> _PROVIDED MATERIAL_
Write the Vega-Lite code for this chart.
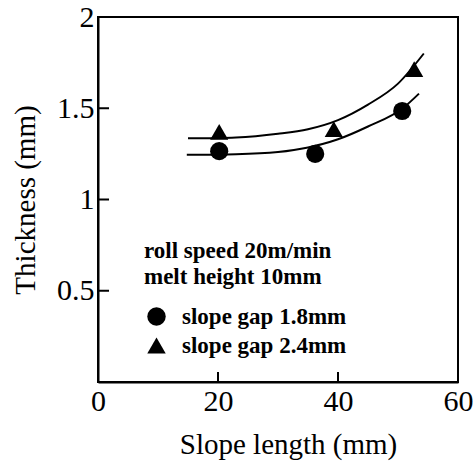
{
  "$schema": "https://vega.github.io/schema/vega-lite/v6.json",
  "width": 360,
  "height": 365,
  "autosize": {"type": "none"},
  "padding": {"left": 98, "top": 17, "right": 18, "bottom": 79},
  "background": "white",
  "datasets": {
    "curves": [
      {"series": "slope gap 2.4mm", "x": 15, "y": 1.335},
      {"series": "slope gap 2.4mm", "x": 23, "y": 1.34},
      {"series": "slope gap 2.4mm", "x": 30, "y": 1.36},
      {"series": "slope gap 2.4mm", "x": 35, "y": 1.385},
      {"series": "slope gap 2.4mm", "x": 40, "y": 1.435},
      {"series": "slope gap 2.4mm", "x": 45, "y": 1.52},
      {"series": "slope gap 2.4mm", "x": 50, "y": 1.635},
      {"series": "slope gap 2.4mm", "x": 54.3, "y": 1.8},
      {"series": "slope gap 1.8mm", "x": 14.8, "y": 1.245},
      {"series": "slope gap 1.8mm", "x": 23, "y": 1.248},
      {"series": "slope gap 1.8mm", "x": 30, "y": 1.26},
      {"series": "slope gap 1.8mm", "x": 35, "y": 1.285},
      {"series": "slope gap 1.8mm", "x": 40, "y": 1.33},
      {"series": "slope gap 1.8mm", "x": 45, "y": 1.4},
      {"series": "slope gap 1.8mm", "x": 50.8, "y": 1.5},
      {"series": "slope gap 1.8mm", "x": 53.5, "y": 1.58}
    ],
    "points": [
      {"series": "slope gap 1.8mm", "x": 20.2, "y": 1.265},
      {"series": "slope gap 1.8mm", "x": 36.2, "y": 1.25},
      {"series": "slope gap 1.8mm", "x": 50.7, "y": 1.485},
      {"series": "slope gap 2.4mm", "x": 20.2, "y": 1.37},
      {"series": "slope gap 2.4mm", "x": 39.3, "y": 1.385},
      {"series": "slope gap 2.4mm", "x": 52.7, "y": 1.715}
    ],
    "xticks": [{"value": 20}, {"value": 40}],
    "yticks": [{"value": 0.5}, {"value": 1}, {"value": 1.5}]
  },
  "config": {
    "view": {"stroke": "black", "strokeWidth": 2},
    "font": "Liberation Serif",
    "axis": {
      "domainColor": "black",
      "domainWidth": 2,
      "ticks": false,
      "grid": false,
      "labelFont": "Liberation Serif",
      "labelFontSize": 30,
      "labelColor": "black",
      "titleFont": "Liberation Serif",
      "titleFontSize": 29,
      "titleFontWeight": "normal",
      "titleColor": "black"
    }
  },
  "layer": [
    {
      "data": {"name": "curves"},
      "mark": {"type": "line", "interpolate": "monotone", "color": "black", "strokeWidth": 2},
      "encoding": {
        "x": {"field": "x", "type": "quantitative", "scale": {"domain": [0, 60]},
          "axis": {"title": "Slope length (mm)", "values": [0, 20, 40, 60], "labelPadding": 4, "titlePadding": 14, "labelFlush": false, "titleX": 190, "titleAlign": "center"}},
        "y": {"field": "y", "type": "quantitative", "scale": {"domain": [0, 2]},
          "axis": {"title": "Thickness (mm)", "values": [0.5, 1, 1.5, 2], "labelExpr": "datum.value", "labelPadding": 4, "titlePadding": 16, "labelFlush": false}},
        "detail": {"field": "series", "type": "nominal"}
      }
    },
    {
      "data": {"name": "xticks"},
      "mark": {"type": "rule", "color": "black", "strokeWidth": 2},
      "encoding": {
        "x": {"field": "value", "type": "quantitative"},
        "y": {"datum": 0},
        "y2": {"datum": 0.055}
      }
    },
    {
      "data": {"name": "yticks"},
      "mark": {"type": "tick", "orient": "horizontal", "color": "black", "size": 11, "thickness": 2, "opacity": 1},
      "encoding": {
        "y": {"field": "value", "type": "quantitative"},
        "x": {"datum": 0.92, "type": "quantitative"}
      }
    },
    {
      "data": {"name": "points"},
      "mark": {"type": "point", "filled": true, "color": "black", "opacity": 1, "size": 330},
      "encoding": {
        "x": {"field": "x", "type": "quantitative"},
        "y": {"field": "y", "type": "quantitative"},
        "shape": {
          "field": "series", "type": "nominal",
          "scale": {"domain": ["slope gap 1.8mm", "slope gap 2.4mm"], "range": ["circle", "triangle-up"]},
          "legend": {
            "title": ["roll speed 20m/min", "melt height 10mm"],
            "orient": "none",
            "legendX": 46,
            "legendY": 223,
            "padding": 0,
            "titleFont": "Liberation Serif",
            "titleFontSize": 23,
            "titleFontWeight": "bold",
            "titleLineHeight": 26,
            "titleColor": "black",
            "titlePadding": 16,
            "titleLimit": 0,
            "labelFont": "Liberation Serif",
            "labelFontSize": 23,
            "labelFontWeight": "bold",
            "labelColor": "black",
            "labelOffset": 14,
            "labelLimit": 0,
            "symbolSize": 340,
            "symbolFillColor": "black",
            "symbolStrokeColor": "black",
            "symbolOffset": 1,
            "rowPadding": 5
          }
        }
      }
    }
  ]
}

> _GIVEN EXERCISE_
Copy all the lines of data exactly as they appear, dropping any images.

> _ANSWER TO THIS PROBLEM_
Write the Vega-Lite code for this chart.
{
  "$schema": "https://vega.github.io/schema/vega-lite/v6.json",
  "width": 360,
  "height": 365,
  "autosize": {"type": "none"},
  "padding": {"left": 98, "top": 17, "right": 18, "bottom": 79},
  "background": "white",
  "datasets": {
    "curves": [
      {"series": "slope gap 2.4mm", "x": 15, "y": 1.335},
      {"series": "slope gap 2.4mm", "x": 23, "y": 1.34},
      {"series": "slope gap 2.4mm", "x": 30, "y": 1.36},
      {"series": "slope gap 2.4mm", "x": 35, "y": 1.385},
      {"series": "slope gap 2.4mm", "x": 40, "y": 1.435},
      {"series": "slope gap 2.4mm", "x": 45, "y": 1.52},
      {"series": "slope gap 2.4mm", "x": 50, "y": 1.635},
      {"series": "slope gap 2.4mm", "x": 54.3, "y": 1.8},
      {"series": "slope gap 1.8mm", "x": 14.8, "y": 1.245},
      {"series": "slope gap 1.8mm", "x": 23, "y": 1.248},
      {"series": "slope gap 1.8mm", "x": 30, "y": 1.26},
      {"series": "slope gap 1.8mm", "x": 35, "y": 1.285},
      {"series": "slope gap 1.8mm", "x": 40, "y": 1.33},
      {"series": "slope gap 1.8mm", "x": 45, "y": 1.4},
      {"series": "slope gap 1.8mm", "x": 50.8, "y": 1.5},
      {"series": "slope gap 1.8mm", "x": 53.5, "y": 1.58}
    ],
    "points": [
      {"series": "slope gap 1.8mm", "x": 20.2, "y": 1.265},
      {"series": "slope gap 1.8mm", "x": 36.2, "y": 1.25},
      {"series": "slope gap 1.8mm", "x": 50.7, "y": 1.485},
      {"series": "slope gap 2.4mm", "x": 20.2, "y": 1.37},
      {"series": "slope gap 2.4mm", "x": 39.3, "y": 1.385},
      {"series": "slope gap 2.4mm", "x": 52.7, "y": 1.715}
    ],
    "xticks": [{"value": 20}, {"value": 40}],
    "yticks": [{"value": 0.5}, {"value": 1}, {"value": 1.5}]
  },
  "config": {
    "view": {"stroke": "black", "strokeWidth": 2},
    "font": "Liberation Serif",
    "axis": {
      "domainColor": "black",
      "domainWidth": 2,
      "ticks": false,
      "grid": false,
      "labelFont": "Liberation Serif",
      "labelFontSize": 30,
      "labelColor": "black",
      "titleFont": "Liberation Serif",
      "titleFontSize": 29,
      "titleFontWeight": "normal",
      "titleColor": "black"
    }
  },
  "layer": [
    {
      "data": {"name": "curves"},
      "mark": {"type": "line", "interpolate": "monotone", "color": "black", "strokeWidth": 2},
      "encoding": {
        "x": {"field": "x", "type": "quantitative", "scale": {"domain": [0, 60]},
          "axis": {"title": "Slope length (mm)", "values": [0, 20, 40, 60], "labelPadding": 4, "titlePadding": 14, "labelFlush": false, "titleX": 190, "titleAlign": "center"}},
        "y": {"field": "y", "type": "quantitative", "scale": {"domain": [0, 2]},
          "axis": {"title": "Thickness (mm)", "values": [0.5, 1, 1.5, 2], "labelExpr": "datum.value", "labelPadding": 4, "titlePadding": 16, "labelFlush": false}},
        "detail": {"field": "series", "type": "nominal"}
      }
    },
    {
      "data": {"name": "xticks"},
      "mark": {"type": "rule", "color": "black", "strokeWidth": 2},
      "encoding": {
        "x": {"field": "value", "type": "quantitative"},
        "y": {"datum": 0},
        "y2": {"datum": 0.055}
      }
    },
    {
      "data": {"name": "yticks"},
      "mark": {"type": "tick", "orient": "horizontal", "color": "black", "size": 11, "thickness": 2, "opacity": 1},
      "encoding": {
        "y": {"field": "value", "type": "quantitative"},
        "x": {"datum": 0.92, "type": "quantitative"}
      }
    },
    {
      "data": {"name": "points"},
      "mark": {"type": "point", "filled": true, "color": "black", "opacity": 1, "size": 330},
      "encoding": {
        "x": {"field": "x", "type": "quantitative"},
        "y": {"field": "y", "type": "quantitative"},
        "shape": {
          "field": "series", "type": "nominal",
          "scale": {"domain": ["slope gap 1.8mm", "slope gap 2.4mm"], "range": ["circle", "triangle-up"]},
          "legend": {
            "title": ["roll speed 20m/min", "melt height 10mm"],
            "orient": "none",
            "legendX": 46,
            "legendY": 223,
            "padding": 0,
            "titleFont": "Liberation Serif",
            "titleFontSize": 23,
            "titleFontWeight": "bold",
            "titleLineHeight": 26,
            "titleColor": "black",
            "titlePadding": 16,
            "titleLimit": 0,
            "labelFont": "Liberation Serif",
            "labelFontSize": 23,
            "labelFontWeight": "bold",
            "labelColor": "black",
            "labelOffset": 14,
            "labelLimit": 0,
            "symbolSize": 340,
            "symbolFillColor": "black",
            "symbolStrokeColor": "black",
            "symbolOffset": 1,
            "rowPadding": 5
          }
        }
      }
    }
  ]
}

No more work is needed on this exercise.